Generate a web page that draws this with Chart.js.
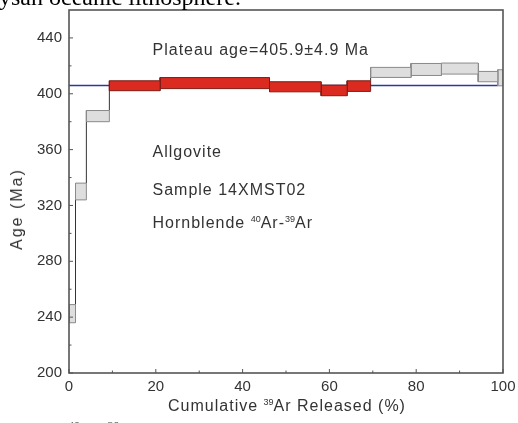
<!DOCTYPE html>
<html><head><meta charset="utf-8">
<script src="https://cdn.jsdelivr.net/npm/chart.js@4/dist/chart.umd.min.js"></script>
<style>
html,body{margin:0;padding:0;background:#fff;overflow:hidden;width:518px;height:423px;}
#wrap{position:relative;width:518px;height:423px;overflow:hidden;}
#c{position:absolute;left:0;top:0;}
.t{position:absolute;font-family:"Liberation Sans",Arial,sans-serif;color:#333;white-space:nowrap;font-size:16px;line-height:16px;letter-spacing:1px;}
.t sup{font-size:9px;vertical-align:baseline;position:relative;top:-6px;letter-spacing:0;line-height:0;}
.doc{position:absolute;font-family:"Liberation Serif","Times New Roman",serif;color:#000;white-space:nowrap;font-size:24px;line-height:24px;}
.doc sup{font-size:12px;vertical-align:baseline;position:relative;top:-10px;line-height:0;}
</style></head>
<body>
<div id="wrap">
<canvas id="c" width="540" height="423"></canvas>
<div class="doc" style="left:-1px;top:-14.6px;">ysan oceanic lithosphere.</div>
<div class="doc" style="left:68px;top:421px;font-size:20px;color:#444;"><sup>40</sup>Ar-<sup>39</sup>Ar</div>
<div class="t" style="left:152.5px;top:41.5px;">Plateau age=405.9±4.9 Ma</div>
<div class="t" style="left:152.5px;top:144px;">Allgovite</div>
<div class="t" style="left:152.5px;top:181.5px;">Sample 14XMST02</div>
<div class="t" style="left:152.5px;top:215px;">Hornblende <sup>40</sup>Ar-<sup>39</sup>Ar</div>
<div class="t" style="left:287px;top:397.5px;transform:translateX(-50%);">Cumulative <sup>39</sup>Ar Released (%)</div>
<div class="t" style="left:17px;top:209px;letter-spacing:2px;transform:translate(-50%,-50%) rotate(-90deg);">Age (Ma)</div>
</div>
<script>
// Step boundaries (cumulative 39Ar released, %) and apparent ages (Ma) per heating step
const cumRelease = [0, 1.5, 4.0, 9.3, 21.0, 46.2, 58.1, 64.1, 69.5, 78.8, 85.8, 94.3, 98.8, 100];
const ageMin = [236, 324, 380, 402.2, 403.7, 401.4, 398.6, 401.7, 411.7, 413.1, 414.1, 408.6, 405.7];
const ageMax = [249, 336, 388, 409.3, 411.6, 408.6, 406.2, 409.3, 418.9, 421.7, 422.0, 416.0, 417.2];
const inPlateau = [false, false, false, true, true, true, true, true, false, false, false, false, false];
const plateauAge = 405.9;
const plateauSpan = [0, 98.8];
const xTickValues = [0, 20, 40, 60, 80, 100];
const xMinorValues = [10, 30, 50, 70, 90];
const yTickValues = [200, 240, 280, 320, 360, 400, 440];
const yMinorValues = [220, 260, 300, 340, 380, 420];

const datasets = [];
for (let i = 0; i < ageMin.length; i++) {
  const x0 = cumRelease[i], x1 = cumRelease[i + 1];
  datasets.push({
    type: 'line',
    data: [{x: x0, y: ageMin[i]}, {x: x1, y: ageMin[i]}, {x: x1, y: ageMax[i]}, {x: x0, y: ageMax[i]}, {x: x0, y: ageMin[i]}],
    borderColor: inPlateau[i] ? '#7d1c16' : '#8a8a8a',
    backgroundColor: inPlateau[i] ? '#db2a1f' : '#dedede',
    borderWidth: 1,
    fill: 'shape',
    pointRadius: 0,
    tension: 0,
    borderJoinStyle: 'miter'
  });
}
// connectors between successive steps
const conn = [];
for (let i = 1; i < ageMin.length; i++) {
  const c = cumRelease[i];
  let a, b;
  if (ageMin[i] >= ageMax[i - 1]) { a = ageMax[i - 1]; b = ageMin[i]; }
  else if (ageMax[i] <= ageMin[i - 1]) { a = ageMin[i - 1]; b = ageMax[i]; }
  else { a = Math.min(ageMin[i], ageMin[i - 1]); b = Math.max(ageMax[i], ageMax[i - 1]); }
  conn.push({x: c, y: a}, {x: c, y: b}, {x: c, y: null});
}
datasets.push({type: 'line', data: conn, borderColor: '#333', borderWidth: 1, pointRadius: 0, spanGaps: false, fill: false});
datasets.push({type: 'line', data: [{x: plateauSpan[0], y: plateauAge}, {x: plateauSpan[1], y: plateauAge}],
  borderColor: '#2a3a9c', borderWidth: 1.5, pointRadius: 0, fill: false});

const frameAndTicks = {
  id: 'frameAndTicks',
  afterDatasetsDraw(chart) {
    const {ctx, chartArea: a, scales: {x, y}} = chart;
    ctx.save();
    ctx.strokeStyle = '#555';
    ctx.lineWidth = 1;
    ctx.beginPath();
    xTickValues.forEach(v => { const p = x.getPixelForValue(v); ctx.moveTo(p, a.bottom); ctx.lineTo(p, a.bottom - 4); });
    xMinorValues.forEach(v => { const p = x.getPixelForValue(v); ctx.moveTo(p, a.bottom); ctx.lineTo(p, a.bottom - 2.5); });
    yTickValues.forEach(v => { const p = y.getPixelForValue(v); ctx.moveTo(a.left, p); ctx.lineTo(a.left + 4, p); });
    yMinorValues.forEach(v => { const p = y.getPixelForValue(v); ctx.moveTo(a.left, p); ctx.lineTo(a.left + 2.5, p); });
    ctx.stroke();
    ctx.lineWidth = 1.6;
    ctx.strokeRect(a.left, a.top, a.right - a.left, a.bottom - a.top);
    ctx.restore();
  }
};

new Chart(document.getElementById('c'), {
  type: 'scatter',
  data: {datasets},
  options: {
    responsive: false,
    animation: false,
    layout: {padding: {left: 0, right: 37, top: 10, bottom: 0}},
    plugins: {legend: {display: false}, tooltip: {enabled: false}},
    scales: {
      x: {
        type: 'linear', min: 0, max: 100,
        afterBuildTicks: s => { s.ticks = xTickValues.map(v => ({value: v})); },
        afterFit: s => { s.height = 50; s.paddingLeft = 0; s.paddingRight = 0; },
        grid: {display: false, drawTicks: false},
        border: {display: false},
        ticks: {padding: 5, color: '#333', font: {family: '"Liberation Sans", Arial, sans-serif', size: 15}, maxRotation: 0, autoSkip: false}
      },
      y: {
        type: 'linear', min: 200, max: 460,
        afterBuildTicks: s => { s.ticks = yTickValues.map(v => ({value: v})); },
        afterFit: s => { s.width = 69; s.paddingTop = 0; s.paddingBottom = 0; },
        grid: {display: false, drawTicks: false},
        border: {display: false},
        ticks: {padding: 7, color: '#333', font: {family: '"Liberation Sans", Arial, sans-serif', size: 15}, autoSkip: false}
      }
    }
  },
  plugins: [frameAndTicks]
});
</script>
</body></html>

##############################

Exercise objective:
Leave the pictures out and output the rest of the listing exactly.

The solution:
Generate a web page that draws this with Chart.js.
<!DOCTYPE html>
<html><head><meta charset="utf-8">
<script src="https://cdn.jsdelivr.net/npm/chart.js@4/dist/chart.umd.min.js"></script>
<style>
html,body{margin:0;padding:0;background:#fff;overflow:hidden;width:518px;height:423px;}
#wrap{position:relative;width:518px;height:423px;overflow:hidden;}
#c{position:absolute;left:0;top:0;}
.t{position:absolute;font-family:"Liberation Sans",Arial,sans-serif;color:#333;white-space:nowrap;font-size:16px;line-height:16px;letter-spacing:1px;}
.t sup{font-size:9px;vertical-align:baseline;position:relative;top:-6px;letter-spacing:0;line-height:0;}
.doc{position:absolute;font-family:"Liberation Serif","Times New Roman",serif;color:#000;white-space:nowrap;font-size:24px;line-height:24px;}
.doc sup{font-size:12px;vertical-align:baseline;position:relative;top:-10px;line-height:0;}
</style></head>
<body>
<div id="wrap">
<canvas id="c" width="540" height="423"></canvas>
<div class="doc" style="left:-1px;top:-14.6px;">ysan oceanic lithosphere.</div>
<div class="doc" style="left:68px;top:421px;font-size:20px;color:#444;"><sup>40</sup>Ar-<sup>39</sup>Ar</div>
<div class="t" style="left:152.5px;top:41.5px;">Plateau age=405.9±4.9 Ma</div>
<div class="t" style="left:152.5px;top:144px;">Allgovite</div>
<div class="t" style="left:152.5px;top:181.5px;">Sample 14XMST02</div>
<div class="t" style="left:152.5px;top:215px;">Hornblende <sup>40</sup>Ar-<sup>39</sup>Ar</div>
<div class="t" style="left:287px;top:397.5px;transform:translateX(-50%);">Cumulative <sup>39</sup>Ar Released (%)</div>
<div class="t" style="left:17px;top:209px;letter-spacing:2px;transform:translate(-50%,-50%) rotate(-90deg);">Age (Ma)</div>
</div>
<script>
// Step boundaries (cumulative 39Ar released, %) and apparent ages (Ma) per heating step
const cumRelease = [0, 1.5, 4.0, 9.3, 21.0, 46.2, 58.1, 64.1, 69.5, 78.8, 85.8, 94.3, 98.8, 100];
const ageMin = [236, 324, 380, 402.2, 403.7, 401.4, 398.6, 401.7, 411.7, 413.1, 414.1, 408.6, 405.7];
const ageMax = [249, 336, 388, 409.3, 411.6, 408.6, 406.2, 409.3, 418.9, 421.7, 422.0, 416.0, 417.2];
const inPlateau = [false, false, false, true, true, true, true, true, false, false, false, false, false];
const plateauAge = 405.9;
const plateauSpan = [0, 98.8];
const xTickValues = [0, 20, 40, 60, 80, 100];
const xMinorValues = [10, 30, 50, 70, 90];
const yTickValues = [200, 240, 280, 320, 360, 400, 440];
const yMinorValues = [220, 260, 300, 340, 380, 420];

const datasets = [];
for (let i = 0; i < ageMin.length; i++) {
  const x0 = cumRelease[i], x1 = cumRelease[i + 1];
  datasets.push({
    type: 'line',
    data: [{x: x0, y: ageMin[i]}, {x: x1, y: ageMin[i]}, {x: x1, y: ageMax[i]}, {x: x0, y: ageMax[i]}, {x: x0, y: ageMin[i]}],
    borderColor: inPlateau[i] ? '#7d1c16' : '#8a8a8a',
    backgroundColor: inPlateau[i] ? '#db2a1f' : '#dedede',
    borderWidth: 1,
    fill: 'shape',
    pointRadius: 0,
    tension: 0,
    borderJoinStyle: 'miter'
  });
}
// connectors between successive steps
const conn = [];
for (let i = 1; i < ageMin.length; i++) {
  const c = cumRelease[i];
  let a, b;
  if (ageMin[i] >= ageMax[i - 1]) { a = ageMax[i - 1]; b = ageMin[i]; }
  else if (ageMax[i] <= ageMin[i - 1]) { a = ageMin[i - 1]; b = ageMax[i]; }
  else { a = Math.min(ageMin[i], ageMin[i - 1]); b = Math.max(ageMax[i], ageMax[i - 1]); }
  conn.push({x: c, y: a}, {x: c, y: b}, {x: c, y: null});
}
datasets.push({type: 'line', data: conn, borderColor: '#333', borderWidth: 1, pointRadius: 0, spanGaps: false, fill: false});
datasets.push({type: 'line', data: [{x: plateauSpan[0], y: plateauAge}, {x: plateauSpan[1], y: plateauAge}],
  borderColor: '#2a3a9c', borderWidth: 1.5, pointRadius: 0, fill: false});

const frameAndTicks = {
  id: 'frameAndTicks',
  afterDatasetsDraw(chart) {
    const {ctx, chartArea: a, scales: {x, y}} = chart;
    ctx.save();
    ctx.strokeStyle = '#555';
    ctx.lineWidth = 1;
    ctx.beginPath();
    xTickValues.forEach(v => { const p = x.getPixelForValue(v); ctx.moveTo(p, a.bottom); ctx.lineTo(p, a.bottom - 4); });
    xMinorValues.forEach(v => { const p = x.getPixelForValue(v); ctx.moveTo(p, a.bottom); ctx.lineTo(p, a.bottom - 2.5); });
    yTickValues.forEach(v => { const p = y.getPixelForValue(v); ctx.moveTo(a.left, p); ctx.lineTo(a.left + 4, p); });
    yMinorValues.forEach(v => { const p = y.getPixelForValue(v); ctx.moveTo(a.left, p); ctx.lineTo(a.left + 2.5, p); });
    ctx.stroke();
    ctx.lineWidth = 1.6;
    ctx.strokeRect(a.left, a.top, a.right - a.left, a.bottom - a.top);
    ctx.restore();
  }
};

new Chart(document.getElementById('c'), {
  type: 'scatter',
  data: {datasets},
  options: {
    responsive: false,
    animation: false,
    layout: {padding: {left: 0, right: 37, top: 10, bottom: 0}},
    plugins: {legend: {display: false}, tooltip: {enabled: false}},
    scales: {
      x: {
        type: 'linear', min: 0, max: 100,
        afterBuildTicks: s => { s.ticks = xTickValues.map(v => ({value: v})); },
        afterFit: s => { s.height = 50; s.paddingLeft = 0; s.paddingRight = 0; },
        grid: {display: false, drawTicks: false},
        border: {display: false},
        ticks: {padding: 5, color: '#333', font: {family: '"Liberation Sans", Arial, sans-serif', size: 15}, maxRotation: 0, autoSkip: false}
      },
      y: {
        type: 'linear', min: 200, max: 460,
        afterBuildTicks: s => { s.ticks = yTickValues.map(v => ({value: v})); },
        afterFit: s => { s.width = 69; s.paddingTop = 0; s.paddingBottom = 0; },
        grid: {display: false, drawTicks: false},
        border: {display: false},
        ticks: {padding: 7, color: '#333', font: {family: '"Liberation Sans", Arial, sans-serif', size: 15}, autoSkip: false}
      }
    }
  },
  plugins: [frameAndTicks]
});
</script>
</body></html>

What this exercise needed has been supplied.